We did take the ride and it was thankfully uneventful. However, after Mr. Pinky Ring dropped us off, my male colleague turned to me wide-eyed and said “Thanks god that went ok. It was a dangerous thing to do, that guy could have killed me!”

“Killed you?!” I replied, enraged, “What about ME!”

Then we both burst out laughing.

I can’t imagine a better place to get a start in journalism than the Daily. I interviewed people from all walks of life; from murderers to prostitutes to princes to ministers to monks to soldiers to film directors to farmers.

Not many readers in the wider world paid much attention to Cambodia, synonymous to most only with the murderous Khmer Rouge regime several decades before. But we cared greatly and that’s what mattered. Sometimes I thought we thought too much of ourselves – “speaking truth to power”, being a voice of accountability in a kleptocracy bla bla bla — when in fact, our readership was largely limited to city folk and intellectuals and didn’t reach the huge number of people, many illiterate, in the countryside.

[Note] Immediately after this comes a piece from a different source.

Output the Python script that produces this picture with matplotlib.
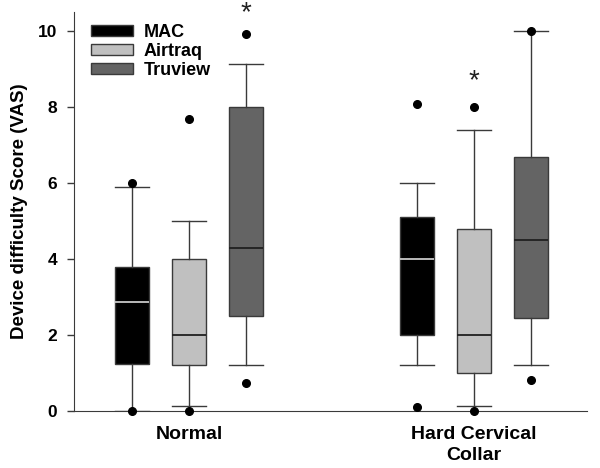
import numpy as np
import matplotlib
matplotlib.use('Agg')
import matplotlib.pyplot as plt
from matplotlib.patches import Patch

plt.rcParams['font.family'] = ['Liberation Sans', 'DejaVu Sans']

# Box plot statistics (VAS score)
groups = ['Normal', 'Hard Cervical\nCollar']
devices = ['MAC', 'Airtraq', 'Truview']

q1 = {'MAC': [1.25, 2.0], 'Airtraq': [1.2, 1.0], 'Truview': [2.5, 2.46]}
med = {'MAC': [2.88, 4.0], 'Airtraq': [2.0, 2.0], 'Truview': [4.3, 4.5]}
q3 = {'MAC': [3.8, 5.1], 'Airtraq': [4.0, 4.8], 'Truview': [8.0, 6.7]}
whislo = {'MAC': [0.0, 1.2], 'Airtraq': [0.12, 0.12], 'Truview': [1.2, 1.2]}
whishi = {'MAC': [5.9, 6.0], 'Airtraq': [5.0, 7.4], 'Truview': [9.15, 10.0]}
fliers = {'MAC': [[6.0, 0.0], [8.08, 0.1]],
          'Airtraq': [[7.7, 0.0], [8.0, 0.0]],
          'Truview': [[9.93, 0.73], [10.0, 0.82]]}

# significance marks: group index, device, height of the star
star_group = [0, 1]
star_device = ['Truview', 'Airtraq']
star_y = [10.62, 8.82]

fill = {'MAC': '#000000', 'Airtraq': '#c0c0c0', 'Truview': '#646464'}
median_col = {'MAC': '#c8c8c8', 'Airtraq': '#202020', 'Truview': '#202020'}
offsets = {'MAC': -0.2, 'Airtraq': 0.0, 'Truview': 0.2}
edge = '#3a3a3a'

fig = plt.figure(figsize=(6, 4.68), dpi=100)
ax = fig.add_axes([0.1233, 0.1218, 0.855, 0.852])

for d in devices:
    stats = []
    for g in range(len(groups)):
        stats.append(dict(med=med[d][g], q1=q1[d][g], q3=q3[d][g],
                          whislo=whislo[d][g], whishi=whishi[d][g],
                          fliers=fliers[d][g]))
    pos = [g + 1 + offsets[d] for g in range(len(groups))]
    art = ax.bxp(stats, positions=pos, widths=0.12, patch_artist=True,
                 showfliers=True, manage_ticks=False,
                 boxprops=dict(facecolor=fill[d], edgecolor=edge, linewidth=1.0),
                 medianprops=dict(color=median_col[d], linewidth=1.3),
                 whiskerprops=dict(color=edge, linewidth=1.0),
                 capprops=dict(color=edge, linewidth=1.0),
                 capwidths=0.12,
                 flierprops=dict(marker='o', markerfacecolor='black',
                                 markeredgecolor='black', markersize=5.5))
    for fl in art['fliers']:
        fl.set_clip_on(False)
        fl.set_zorder(5)

# asterisk glyph centre sits ~0.33 data units above its baseline at 20pt
for g, d, y in zip(star_group, star_device, star_y):
    ax.text(g + 1 + offsets[d], y - 0.33, '*', ha='center', va='baseline',
            fontsize=20, color='#202020', clip_on=False)

ax.set_xlim(0.597, 2.396)
ax.set_ylim(0, 10.5)
ax.set_yticks([0, 2, 4, 6, 8, 10])
ax.set_xticks([1, 2])
ax.set_xticklabels(groups, fontsize=14, fontweight='bold', linespacing=1.3)
ax.tick_params(axis='x', length=0, pad=11)
ax.tick_params(axis='y', length=5, width=1, color=edge, direction='out', pad=7,
               labelsize=12.5)
for lab in ax.get_yticklabels():
    lab.set_fontweight('bold')
ax.set_ylabel('Device difficulty Score (VAS)', fontsize=13.5, fontweight='bold',
              labelpad=7)
ax.spines['top'].set_visible(False)
ax.spines['right'].set_visible(False)
ax.spines['left'].set_color(edge)
ax.spines['bottom'].set_color(edge)

handles = [Patch(facecolor=fill[d], edgecolor=edge, label=d) for d in devices]
ax.legend(handles=handles, loc='upper left', bbox_to_anchor=(0.033, 0.97),
          frameon=False, prop=dict(weight='bold', size=13),
          borderpad=0, borderaxespad=0,
          handlelength=2.33, handleheight=0.55, handletextpad=0.6,
          labelspacing=0.1)

fig.savefig('out.png', dpi=100)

Until its recent sad closure, I believed this was the reason why the Daily was allowed to keep printing, no matter the damning truths about the government it unearthed and published.

I have been proved wrong. The Hun Sen regime is scared, very scared it seems. With still months to go until 2018 elections, I think we may only have seen the tip of the iceberg as Cambodia gives up any pretense of being a democracy.

For those of us that worked there however, foreign and Khmer, our years at the crazy little-paper-that-could permanently changed us. And I’d like to believe that 23 years of the Daily changed Cambodia too. This next year will test that theory.